### To do:
Within the listing below, locate all lines containing the word "this". Copy each one.

### Supplied data:
------
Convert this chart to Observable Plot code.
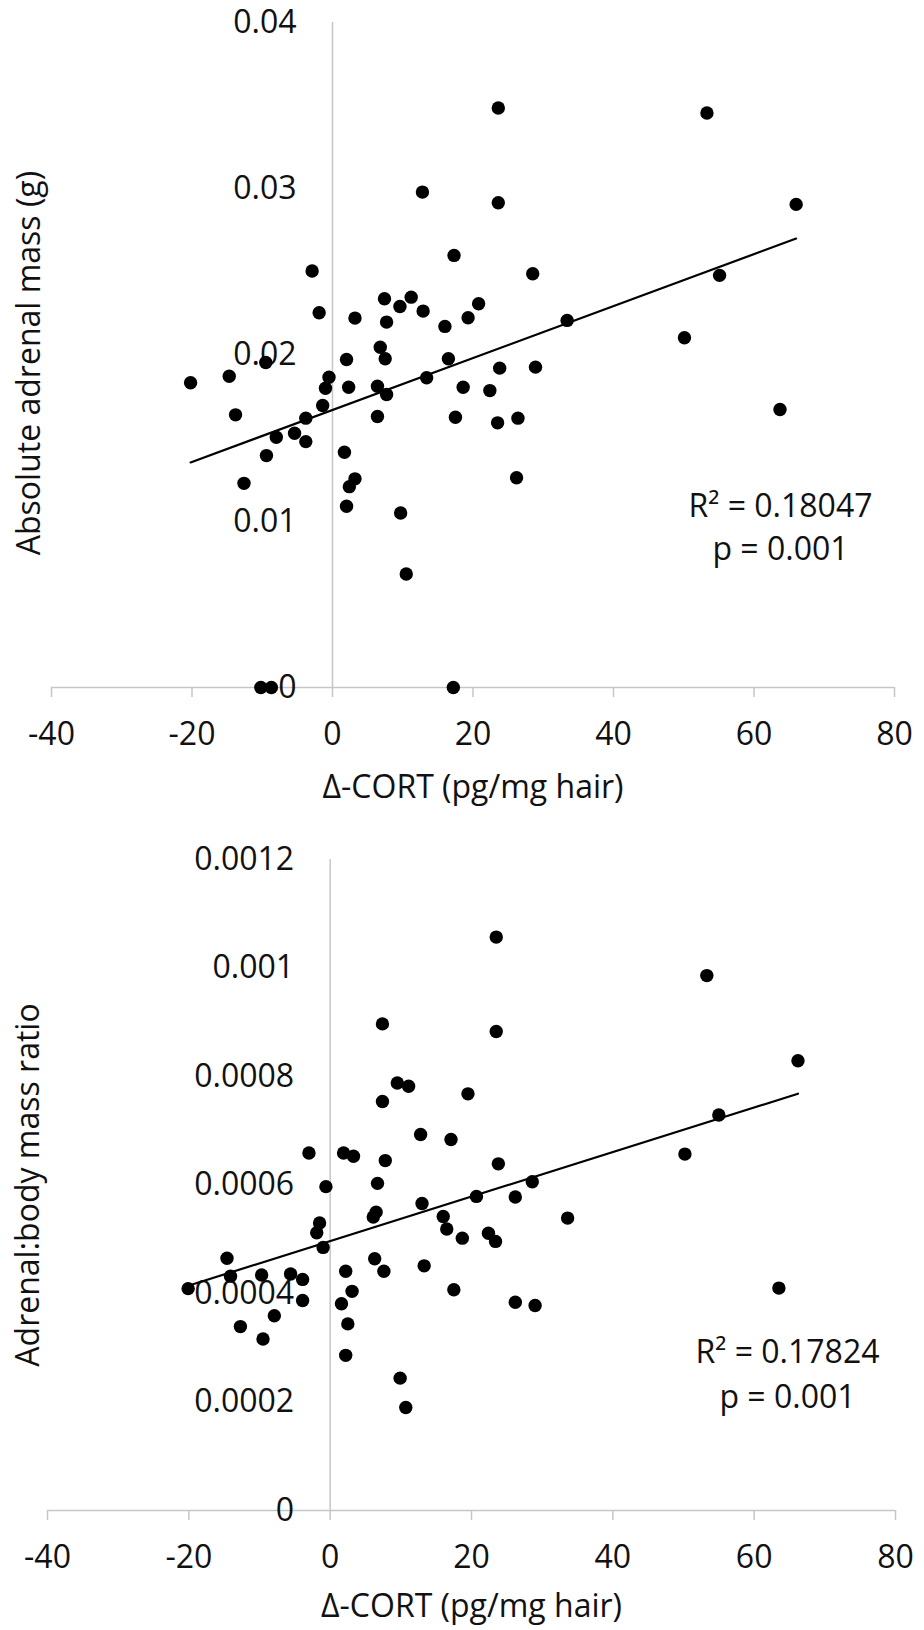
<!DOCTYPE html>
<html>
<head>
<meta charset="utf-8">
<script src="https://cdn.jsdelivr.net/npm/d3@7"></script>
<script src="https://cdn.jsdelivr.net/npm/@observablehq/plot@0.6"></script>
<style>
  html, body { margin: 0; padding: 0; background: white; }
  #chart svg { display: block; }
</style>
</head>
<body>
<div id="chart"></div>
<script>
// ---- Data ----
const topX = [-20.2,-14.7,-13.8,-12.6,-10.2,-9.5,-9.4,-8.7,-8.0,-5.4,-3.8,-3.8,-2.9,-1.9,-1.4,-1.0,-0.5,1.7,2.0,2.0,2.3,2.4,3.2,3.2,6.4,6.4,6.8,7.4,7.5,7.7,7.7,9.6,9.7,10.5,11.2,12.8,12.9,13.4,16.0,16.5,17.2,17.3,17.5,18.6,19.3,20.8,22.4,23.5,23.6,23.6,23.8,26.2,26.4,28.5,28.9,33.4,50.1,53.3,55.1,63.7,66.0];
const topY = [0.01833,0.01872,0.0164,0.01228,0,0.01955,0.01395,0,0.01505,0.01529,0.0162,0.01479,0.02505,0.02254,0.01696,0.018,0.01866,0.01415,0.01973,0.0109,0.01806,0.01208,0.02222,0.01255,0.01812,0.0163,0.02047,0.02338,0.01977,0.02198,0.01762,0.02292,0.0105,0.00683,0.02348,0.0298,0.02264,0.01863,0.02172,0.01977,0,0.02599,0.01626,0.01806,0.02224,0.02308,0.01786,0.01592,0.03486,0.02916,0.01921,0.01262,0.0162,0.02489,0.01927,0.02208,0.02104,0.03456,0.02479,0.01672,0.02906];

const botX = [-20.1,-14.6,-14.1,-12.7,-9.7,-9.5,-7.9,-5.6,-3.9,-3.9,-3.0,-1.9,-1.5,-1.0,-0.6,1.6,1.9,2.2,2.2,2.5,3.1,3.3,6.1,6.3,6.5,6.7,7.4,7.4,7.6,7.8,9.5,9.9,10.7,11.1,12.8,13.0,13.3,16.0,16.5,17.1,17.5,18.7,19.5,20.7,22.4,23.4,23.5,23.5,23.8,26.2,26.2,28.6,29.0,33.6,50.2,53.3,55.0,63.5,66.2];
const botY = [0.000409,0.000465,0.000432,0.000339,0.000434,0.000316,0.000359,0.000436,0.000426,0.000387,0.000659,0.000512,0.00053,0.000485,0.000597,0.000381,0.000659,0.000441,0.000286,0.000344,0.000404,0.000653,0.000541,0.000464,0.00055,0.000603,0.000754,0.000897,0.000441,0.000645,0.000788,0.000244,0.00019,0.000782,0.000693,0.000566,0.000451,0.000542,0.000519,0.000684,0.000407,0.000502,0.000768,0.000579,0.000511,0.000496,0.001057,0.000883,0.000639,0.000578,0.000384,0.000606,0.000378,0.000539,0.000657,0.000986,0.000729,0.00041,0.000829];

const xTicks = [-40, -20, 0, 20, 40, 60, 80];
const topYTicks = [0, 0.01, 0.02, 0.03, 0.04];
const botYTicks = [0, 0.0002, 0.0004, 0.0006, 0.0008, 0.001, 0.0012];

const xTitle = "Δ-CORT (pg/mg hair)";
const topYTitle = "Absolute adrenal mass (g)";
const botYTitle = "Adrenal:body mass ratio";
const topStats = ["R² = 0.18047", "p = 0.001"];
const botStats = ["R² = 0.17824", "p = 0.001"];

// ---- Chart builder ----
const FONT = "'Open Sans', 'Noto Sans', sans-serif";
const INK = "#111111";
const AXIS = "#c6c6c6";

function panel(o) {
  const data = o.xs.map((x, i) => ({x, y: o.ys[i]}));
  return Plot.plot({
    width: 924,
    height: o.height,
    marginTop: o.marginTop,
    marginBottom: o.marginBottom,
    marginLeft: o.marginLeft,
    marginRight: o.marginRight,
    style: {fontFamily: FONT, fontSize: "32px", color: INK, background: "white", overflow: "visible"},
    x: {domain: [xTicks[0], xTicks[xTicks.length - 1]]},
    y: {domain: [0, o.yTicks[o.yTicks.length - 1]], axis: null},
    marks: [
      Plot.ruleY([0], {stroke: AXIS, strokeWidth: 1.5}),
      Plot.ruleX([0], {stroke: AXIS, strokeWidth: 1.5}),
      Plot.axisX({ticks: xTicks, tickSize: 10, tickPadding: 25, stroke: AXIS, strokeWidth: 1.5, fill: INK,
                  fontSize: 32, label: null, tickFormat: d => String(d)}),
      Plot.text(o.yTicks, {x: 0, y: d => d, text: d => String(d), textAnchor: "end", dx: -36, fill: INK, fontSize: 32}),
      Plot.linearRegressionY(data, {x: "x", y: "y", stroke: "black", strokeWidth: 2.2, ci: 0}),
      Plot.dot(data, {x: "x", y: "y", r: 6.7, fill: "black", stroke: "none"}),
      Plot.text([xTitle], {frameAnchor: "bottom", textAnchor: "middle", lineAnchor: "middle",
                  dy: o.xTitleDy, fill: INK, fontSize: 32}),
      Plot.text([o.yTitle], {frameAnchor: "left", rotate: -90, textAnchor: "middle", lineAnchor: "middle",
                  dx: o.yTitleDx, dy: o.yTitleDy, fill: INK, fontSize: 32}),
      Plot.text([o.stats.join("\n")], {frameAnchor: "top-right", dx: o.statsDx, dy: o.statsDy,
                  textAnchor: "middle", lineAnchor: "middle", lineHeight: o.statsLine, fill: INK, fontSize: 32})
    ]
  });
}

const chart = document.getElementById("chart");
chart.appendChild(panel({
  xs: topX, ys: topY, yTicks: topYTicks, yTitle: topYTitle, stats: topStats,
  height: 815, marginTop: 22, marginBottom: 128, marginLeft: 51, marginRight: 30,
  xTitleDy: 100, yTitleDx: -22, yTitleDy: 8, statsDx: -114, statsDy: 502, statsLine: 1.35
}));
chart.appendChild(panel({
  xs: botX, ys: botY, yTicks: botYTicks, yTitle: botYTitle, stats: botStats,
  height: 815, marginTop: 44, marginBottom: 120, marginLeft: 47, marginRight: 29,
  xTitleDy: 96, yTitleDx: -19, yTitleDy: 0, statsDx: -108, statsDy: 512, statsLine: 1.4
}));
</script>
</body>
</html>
------
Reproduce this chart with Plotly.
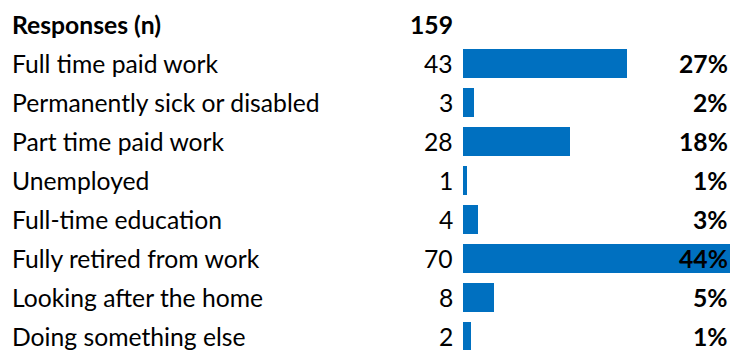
------
### Reply to the task:
Convert this chart to Observable Plot code.
Reproduce this chart with Plotly.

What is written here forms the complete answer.